- [What you are asked to do]: Print exactly, please, the lines from the top of the entries below up to and including the line with "const xStart = tickDates[0], xEnd", and nothing else; pictures are excluded.

- [Task data]:
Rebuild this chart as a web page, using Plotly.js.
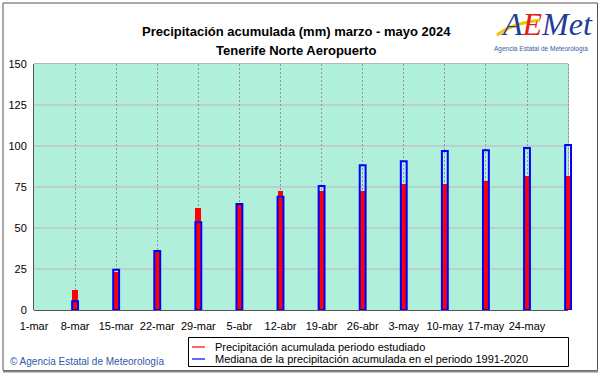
<!DOCTYPE html>
<html>
<head>
<meta charset="utf-8">
<script src="https://cdn.plot.ly/plotly-3.0.1.min.js"></script>
<style>html,body{margin:0;padding:0;background:#fff;}#chart{width:601px;height:374px;}</style>
</head>
<body>
<div id="chart"></div>
<script>
// ---- data ----
const barDates = ['2024-03-08','2024-03-15','2024-03-22','2024-03-29','2024-04-05','2024-04-12','2024-04-19','2024-04-26','2024-05-03','2024-05-10','2024-05-17','2024-05-24','2024-05-31'];
const observed = [12.4, 23.4, 36.4, 62.2, 65.0, 72.4, 72.6, 72.8, 77.0, 77.0, 78.9, 81.7, 81.7];
const median1991_2020 = [5.3, 24.6, 36.0, 53.5, 64.6, 69.1, 75.6, 88.2, 90.7, 97.0, 97.4, 98.8, 100.6];
const tickDates = ['2024-03-01','2024-03-08','2024-03-15','2024-03-22','2024-03-29','2024-04-05','2024-04-12','2024-04-19','2024-04-26','2024-05-03','2024-05-10','2024-05-17','2024-05-24','2024-05-31'];
const tickLabels = ['1-mar','8-mar','15-mar','22-mar','29-mar','5-abr','12-abr','19-abr','26-abr','3-may','10-may','17-may','24-may',''];
const yTicks = [0, 25, 50, 75, 100, 125, 150];
const seriesNames = ['Precipitación acumulada periodo estudiado', 'Mediana de la precipitación acumulada en el periodo 1991-2020'];
const titleLines = ['Precipitación acumulada (mm) marzo - mayo 2024', 'Tenerife Norte Aeropuerto'];

// ---- layout helpers (pixel -> paper) ----
const ML = 34, MR = 29, MT = 64, MB = 64, FW = 601, FH = 374;
const PW = FW - ML - MR, PH = FH - MT - MB;
const px = x => (x - ML) / PW;
const py = y => (FH - MB - y) / PH;
const FONT = 'Liberation Sans, Arial, sans-serif';
const DAY = 86400000;
const xStart = tickDates[0], xEnd = tickDates[tickDates.length - 1];

const traces = [
  {type:'bar', x: barDates, y: observed, name: seriesNames[0], width: DAY*1.0,
   marker:{color:'#ff0000', line:{width:0}}, showlegend:false, hoverinfo:'x+y'},
  {type:'bar', x: barDates, y: median1991_2020, name: seriesNames[1], width: DAY*1.0,
   marker:{color:'rgba(0,0,0,0)', line:{color:'#0000ff', width:2}}, showlegend:false, hoverinfo:'x+y'}
];

const shapes = [];
// plot background
shapes.push({type:'rect', xref:'x', yref:'y', x0:xStart, x1:xEnd, y0:0, y1:150, fillcolor:'#b0f0da', line:{width:0}, layer:'below'});
// horizontal gridlines
yTicks.forEach(v => { if (v > 0 && v < 150) shapes.push({type:'line', xref:'x', yref:'y', x0:xStart, x1:xEnd, y0:v, y1:v, line:{color:'#c6aec6', width:1}, layer:'below'}); });
// plot frame
const xr = px(568);
shapes.push({type:'rect', xref:'paper', yref:'paper', x0:0, x1:xr, y0:0, y1:1, line:{color:'#6a6a6a', width:1}, layer:'between'});
shapes.push({type:'line', xref:'paper', yref:'paper', x0:0, x1:0, y0:0, y1:1, line:{color:'#555555', width:2}, layer:'between'});
shapes.push({type:'line', xref:'paper', yref:'paper', x0:0, x1:xr, y0:0, y1:0, line:{color:'#555555', width:2}, layer:'between'});
// outer border
shapes.push({type:'rect', xref:'paper', yref:'paper', x0:px(3), x1:px(597.5), y0:py(3), y1:py(370.5), line:{color:'#555555', width:1}, layer:'above'});
shapes.push({type:'line', xref:'paper', yref:'paper', x0:px(3), x1:px(598), y0:py(371.5), y1:py(371.5), line:{color:'#8a8a8a', width:2}, layer:'above'});
// legend box and samples
shapes.push({type:'rect', xref:'paper', yref:'paper', x0:px(188.5), x1:px(568.5), y0:py(337.5), y1:py(366.5), line:{color:'#000000', width:1}, layer:'above'});
shapes.push({type:'line', xref:'paper', yref:'paper', x0:px(192), x1:px(205), y0:py(347), y1:py(347), line:{color:'#ff0000', width:1.2}, layer:'above'});
shapes.push({type:'line', xref:'paper', yref:'paper', x0:px(192), x1:px(205), y0:py(359), y1:py(359), line:{color:'#0000ff', width:1.2}, layer:'above'});
// logo swoosh
shapes.push({type:'path', xref:'paper', yref:'paper',
  path:`M ${px(497)},${py(35)} Q ${px(510)},${py(24)} ${px(540)},${py(20)}`,
  line:{color:'#f5c400', width:3}, layer:'above'});

const annotations = [
  {xref:'paper', yref:'paper', x:px(296), y:py(31), xanchor:'center', yanchor:'middle', showarrow:false,
   text:'<b>'+titleLines[0]+'</b>', font:{family:FONT, size:13, color:'#000'}},
  {xref:'paper', yref:'paper', x:px(296), y:py(50), xanchor:'center', yanchor:'middle', showarrow:false,
   text:'<b>'+titleLines[1]+'</b>', font:{family:FONT, size:13, color:'#000'}},
  {xref:'paper', yref:'paper', x:px(213), y:py(347), xanchor:'left', yanchor:'middle', showarrow:false,
   text:seriesNames[0], font:{family:FONT, size:11, color:'#000'}},
  {xref:'paper', yref:'paper', x:px(213), y:py(359), xanchor:'left', yanchor:'middle', showarrow:false,
   text:seriesNames[1], font:{family:FONT, size:11, color:'#000'}},
  {xref:'paper', yref:'paper', x:px(8), y:py(361), xanchor:'left', yanchor:'middle', showarrow:false,
   text:'© Agencia Estatal de Meteorología', font:{family:FONT, size:10, color:'#2f58a8'}},
  {xref:'paper', yref:'paper', x:px(547), y:py(24), xanchor:'center', yanchor:'middle', showarrow:false,
   text:'<i><span style="color:#1f3c99">A</span><span style="color:#e3221b">E</span><span style="color:#1f3c99">Met</span></i>',
   font:{family:'Liberation Serif, serif', size:32, color:'#1f3c99'}},
  {xref:'paper', yref:'paper', x:px(541), y:py(49), xanchor:'center', yanchor:'middle', showarrow:false,
   text:'Agencia Estatal de Meteorología', font:{family:FONT, size:6.5, color:'#3a5aa0'}}
];

const layout = {
  width: FW, height: FH,
  margin:{l:ML, r:MR, t:MT, b:MB, pad:0},
  paper_bgcolor:'#ffffff', plot_bgcolor:'#ffffff',
  barmode:'overlay', bargap:0,
  showlegend:false,
  font:{family:FONT, size:11, color:'#000'},
  xaxis:{type:'date', range:[xStart, '2024-05-31 16:00'], tickmode:'array', tickvals:tickDates, ticktext:tickLabels,
    showgrid:true, gridcolor:'#969696', griddash:'2px,2px', gridwidth:1,
    ticks:'outside', ticklen:6, tickcolor:'rgba(0,0,0,0)', showline:false, zeroline:false,
    tickfont:{family:FONT, size:11, color:'#000'}, fixedrange:true},
  yaxis:{range:[0,150], tickmode:'array', tickvals:yTicks, ticktext:yTicks.map(String),
    showgrid:false, zeroline:false, showline:false,
    ticks:'outside', ticklen:4, tickcolor:'rgba(0,0,0,0)',
    tickfont:{family:FONT, size:11, color:'#000'}, fixedrange:true},
  shapes: shapes,
  annotations: annotations
};

Plotly.newPlot('chart', traces, layout, {displayModeBar:false, staticPlot:true});
</script>
</body>
</html>
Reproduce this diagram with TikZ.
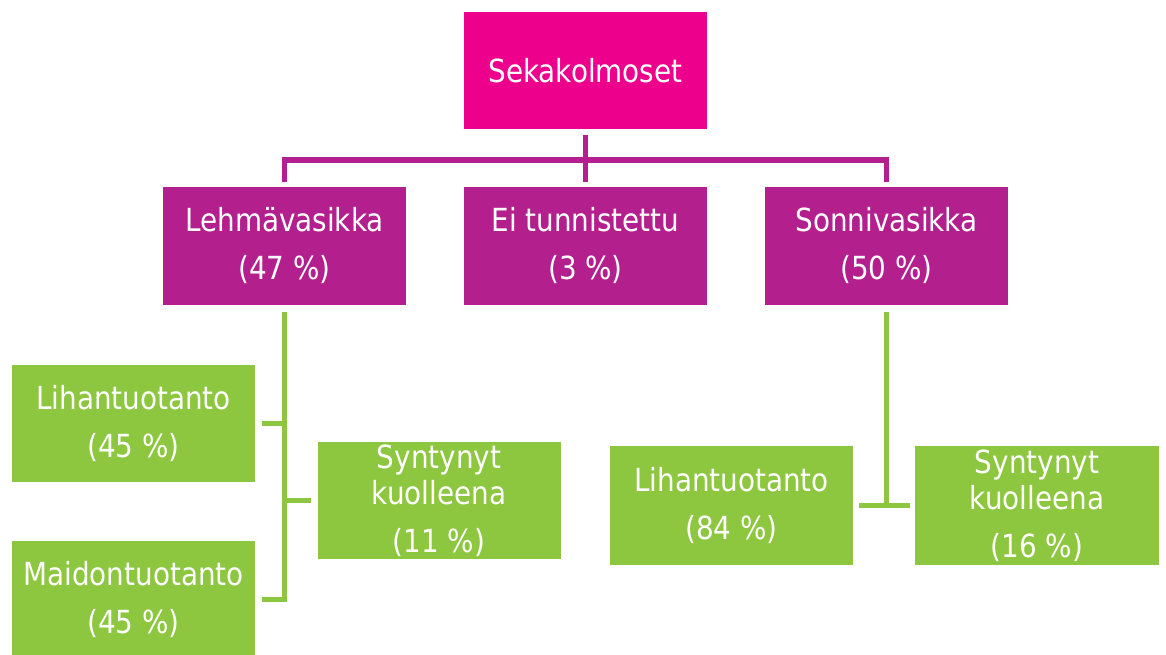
\documentclass[tikz,border=0pt]{standalone}
\usepackage{fontspec}
\setmainfont{DejaVu Sans}[FakeStretch=0.875]
\definecolor{magtop}{HTML}{EC008C}
\definecolor{purp}{HTML}{B41F8E}
\definecolor{grn}{HTML}{8DC63F}
\begin{document}
\begin{tikzpicture}[x=1pt,y=-1pt,
  box/.style={rectangle, draw=none, text=white, align=center, inner sep=0pt,
    minimum width=243pt, minimum height=118pt, font=\fontsize{31.8}{48}\selectfont},
  topbox/.style={box, fill=magtop},
  pbox/.style={box, fill=purp},
  gbox/.style={box, fill=grn},
  pconn/.style={draw=purp, line width=5.5pt},
  gconn/.style={draw=grn, line width=5pt}]
\useasboundingbox (0,0) rectangle (1166,655);
% boxes
\node[topbox, minimum height=117pt] (sek) at (585.5,70.5) {Sekakolmoset};
\node[pbox] (leh) at (284.5,246) {Lehmävasikka\\(47 \%)};
\node[pbox] (ei)  at (585.5,246) {Ei tunnistettu\\(3 \%)};
\node[pbox] (son) at (886.5,246) {Sonnivasikka\\(50 \%)};
\node[gbox, minimum height=117pt] (lih1) at (133.5,423.5) {Lihantuotanto\\(45 \%)};
\node[gbox, minimum height=117pt] (syn1) at (439,500.5) {Syntynyt\\[-12pt]kuolleena\\(11 \%)};
\node[gbox, minimum height=117pt] (mai) at (133.5,599.5) {Maidontuotanto\\(45 \%)};
\node[gbox, minimum height=119pt] (lih2) at (731.5,505.5) {Lihantuotanto\\(84 \%)};
\node[gbox, minimum height=119pt, minimum width=244pt] (syn2) at (1037,505.5) {Syntynyt\\[-12pt]kuolleena\\(16 \%)};
% purple connectors
\coordinate (bus) at (585.5,160);
\draw[pconn] ([yshift=-6pt]sek.south) -- (sek.south |- bus);
\draw[pconn] ([yshift=5pt]leh.north) -- (leh.north |- bus) -- (son.north |- bus) -- ([yshift=5pt]son.north);
\draw[pconn] (ei.north |- bus) -- ([yshift=5pt]ei.north);
% green connectors left
\draw[gconn] ([yshift=-7pt]leh.south) -- (leh.south |- mai.east) -- ([xshift=7pt]mai.east);
\draw[gconn] ([xshift=7pt]lih1.east) -- (lih1.east -| leh.south);
\draw[gconn] (syn1.west -| leh.south) -- ([xshift=-6pt]syn1.west);
% green connectors right
\draw[gconn] ([yshift=-7pt]son.south) -- (son.south |- lih2.east);
\draw[gconn] ([xshift=6pt]lih2.east) -- ([xshift=-5pt]syn2.west);
\end{tikzpicture}
\end{document}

- [Solution below]:
Rebuild this chart as a web page, using Plotly.js.
<!DOCTYPE html>
<html>
<head>
<meta charset="utf-8">
<script src="https://cdn.plot.ly/plotly-3.0.1.min.js"></script>
<style>html,body{margin:0;padding:0;background:#fff;}#chart{width:601px;height:374px;}</style>
</head>
<body>
<div id="chart"></div>
<script>
// ---- data ----
const barDates = ['2024-03-08','2024-03-15','2024-03-22','2024-03-29','2024-04-05','2024-04-12','2024-04-19','2024-04-26','2024-05-03','2024-05-10','2024-05-17','2024-05-24','2024-05-31'];
const observed = [12.4, 23.4, 36.4, 62.2, 65.0, 72.4, 72.6, 72.8, 77.0, 77.0, 78.9, 81.7, 81.7];
const median1991_2020 = [5.3, 24.6, 36.0, 53.5, 64.6, 69.1, 75.6, 88.2, 90.7, 97.0, 97.4, 98.8, 100.6];
const tickDates = ['2024-03-01','2024-03-08','2024-03-15','2024-03-22','2024-03-29','2024-04-05','2024-04-12','2024-04-19','2024-04-26','2024-05-03','2024-05-10','2024-05-17','2024-05-24','2024-05-31'];
const tickLabels = ['1-mar','8-mar','15-mar','22-mar','29-mar','5-abr','12-abr','19-abr','26-abr','3-may','10-may','17-may','24-may',''];
const yTicks = [0, 25, 50, 75, 100, 125, 150];
const seriesNames = ['Precipitación acumulada periodo estudiado', 'Mediana de la precipitación acumulada en el periodo 1991-2020'];
const titleLines = ['Precipitación acumulada (mm) marzo - mayo 2024', 'Tenerife Norte Aeropuerto'];

// ---- layout helpers (pixel -> paper) ----
const ML = 34, MR = 29, MT = 64, MB = 64, FW = 601, FH = 374;
const PW = FW - ML - MR, PH = FH - MT - MB;
const px = x => (x - ML) / PW;
const py = y => (FH - MB - y) / PH;
const FONT = 'Liberation Sans, Arial, sans-serif';
const DAY = 86400000;
const xStart = tickDates[0], xEnd = tickDates[tickDates.length - 1];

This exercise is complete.